Given the pricing pressures facing the Port industry from all sides, it is evident that careful thought has been put into this vintage offer. Paul Symington, joint managing director of Symington Family Estates, is confident that the 2007 prices are both fair and commercially realistic. “If you’re talking in euros, our prices are 10% down on 2003 prices, but that’s an increase in sterling.” Putting the £40-45 price tag into context, Symington notes, “Only 900 cases of Graham’s ‘07 will be available in the UK, which demonstrates how incredibly reasonable the price is.”

This year has seen some reassuring evidence that, despite its fair share of challenges, the Port category remains an attractive, important portfolio asset to the UK trade. First of all, PLB announced that it had taken on the distribution of Delaforce Port. A few months later, right before the vintage declaration, the news came that Gonzalez Byass UK had taken on the agency for Quinta do Noval. Adam Wyartt, PLB brand manager for Delaforce, said the decision was motivated by “our over-arching strategy as a company to assimilate quality heritage brands into our portfolio”. Wyartt observes that, by happy coincidence, “The vintage declaration gives us a very clear, premium quality message at a time when we’re trying to get the brand back in people’s minds.”

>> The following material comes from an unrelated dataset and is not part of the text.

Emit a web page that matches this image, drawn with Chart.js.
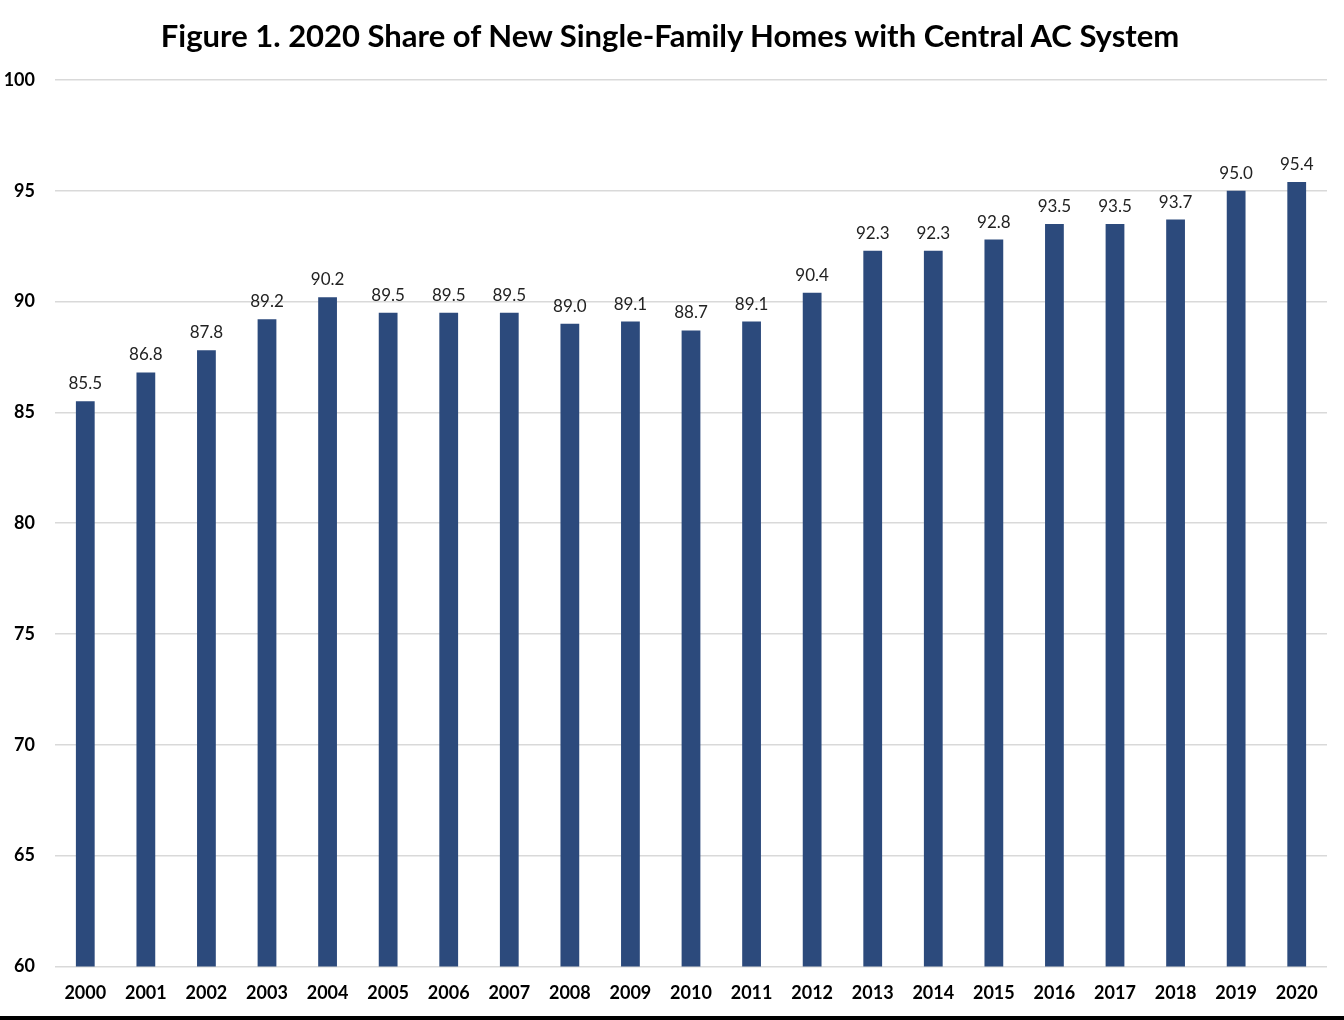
<!DOCTYPE html>
<html>
<head>
<meta charset="utf-8">
<script src="https://cdn.jsdelivr.net/npm/chart.js@4/dist/chart.umd.min.js"></script>
<style>
  html, body { margin: 0; padding: 0; background: #fff; overflow: hidden; }
  #wrap { width: 1344px; height: 1020px; position: relative; overflow: hidden; }
  #bar { position: absolute; left: 0; top: 1016px; width: 1344px; height: 4px; background: #000; }
  #title { position: absolute; left: 0; top: 16px; width: 1340px; text-align: center;
    font-family: Lato, "Open Sans", sans-serif; font-weight: bold; font-size: 31px; color: #000; }
  canvas { position: absolute; left: 0; top: 0; }
</style>
</head>
<body>
<div id="wrap">
  <canvas id="c" width="1344" height="1034"></canvas>
  <div id="title">Figure 1. 2020 Share of New Single-Family Homes with Central AC System</div>
  <div id="bar"></div>
</div>
<script>
const years = ["2000","2001","2002","2003","2004","2005","2006","2007","2008","2009","2010","2011","2012","2013","2014","2015","2016","2017","2018","2019","2020"];
const sharePct = [85.5,86.8,87.8,89.2,90.2,89.5,89.5,89.5,89.0,89.1,88.7,89.1,90.4,92.3,92.3,92.8,93.5,93.5,93.7,95.0,95.4];
const yMin = 60, yMax = 100, yStep = 5;

const barLabels = {
  id: 'barLabels',
  afterDatasetsDraw(chart) {
    const ctx = chart.ctx;
    const meta = chart.getDatasetMeta(0);
    ctx.save();
    ctx.font = '17px Lato, "Open Sans", sans-serif';
    ctx.fillStyle = '#222';
    ctx.textAlign = 'center';
    ctx.textBaseline = 'bottom';
    meta.data.forEach((el, i) => {
      ctx.fillText(sharePct[i].toFixed(1), el.x, el.y - 9);
    });
    ctx.restore();
  }
};

new Chart(document.getElementById('c'), {
  type: 'bar',
  data: {
    labels: years,
    datasets: [{
      data: sharePct,
      backgroundColor: '#2C4A7C',
      barPercentage: 0.62,
      categoryPercentage: 0.5
    }]
  },
  options: {
    responsive: false,
    animation: false,
    layout: { padding: { top: 80, right: 17, bottom: 14, left: 0 } },
    plugins: { legend: { display: false }, title: { display: false }, tooltip: { enabled: false } },
    scales: {
      x: {
        grid: { display: false, drawTicks: false },
        border: { display: false },
        ticks: { color: '#000', padding: 16, font: { family: 'Lato, "Open Sans", sans-serif', size: 18, weight: 'bold' } }
      },
      y: {
        min: yMin, max: yMax,
        afterFit(scale) { scale.width = 55; },
        grid: { color: '#d9d9d9', lineWidth: 1.5, drawTicks: false },
        border: { display: false },
        ticks: { stepSize: yStep, color: '#000', padding: 20, font: { family: 'Lato, "Open Sans", sans-serif', size: 18, weight: 'bold' } }
      }
    }
  },
  plugins: [barLabels]
});
</script>
</body>
</html>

For Gonzalez Byass, this partnership with a Port house marked a very obvious step to complement its core Sherry business. Jeremy Rockett, marketing director at Gonzalez Byass UK, highlights the crossover benefits, in particular the practical advantage that “we are in touch with most buyers already and have the data and the skills to offer a deeper customer relationship such as category management”. From his experience of the UK Sherry market, Rockett is also able to draw some parallels with the issues faced today by Port. “One of the key challenges is to simplify the communication; consumers don’t really understand all the different types of Port available and they’re not sitting there waiting for a lecture on it!” Wilson supports this need to demystify the Port category, explaining: “Here at Cockburn’s we don’t mind which way the bottle goes round the table or whether the Port comes out with the starter or the cheese. We just want consumers to enjoy the unique taste of Port, however and wherever they choose to drink it.”

Of course, Port has not found itself in the same depth of decline as Sherry, and indeed others within the fortified sector. Nevertheless, Nielsen MAT figures to the end of March this year show Port experienced a 5% drop in volume. However, much of this has been driven by the enormous 73% volume decline in Port sales below the £4.99 mark over the last year. By contrast, once you look above £15, volumes are up by 23%. Summing up these statistics, Gotelee comments, “It is clear that the profit opportunity for the Port industry is through well-supported, leading premium brands.”

Global expansion

From a more international viewpoint, Sylvia Bernard, group export marketing manager for La Martiniquaise, which owns Porto Cruz, outlines plans for expansion in a number of its target markets. “We are convinced that the brand will have strong international development within the next five years,” she comments, highlighting the Porto Cruz long-term marketing investment in Russia, the success of its premium ranges in Canada and the brand’s “promising start” within the Duty Free Americas network. Within mature markets, Bernard emphasises “the strong ambition to invent new ways of consuming Port”, with the brand focusing its innovation on the cocktail trend and its most recent launch, Cruz Pink.

It is this spirit of innovation which Bridge pinpoints as crucial to Port’s ability to appeal to the modern consumer in a way that some other fortified categories have failed to achieve. “As an industry, we have been extremely good at maintaining Port as a very contemporary drink,” he comments, adding, on a supremely positive note, “We’re not heading off decline with this, we’re looking for further growth like any business.”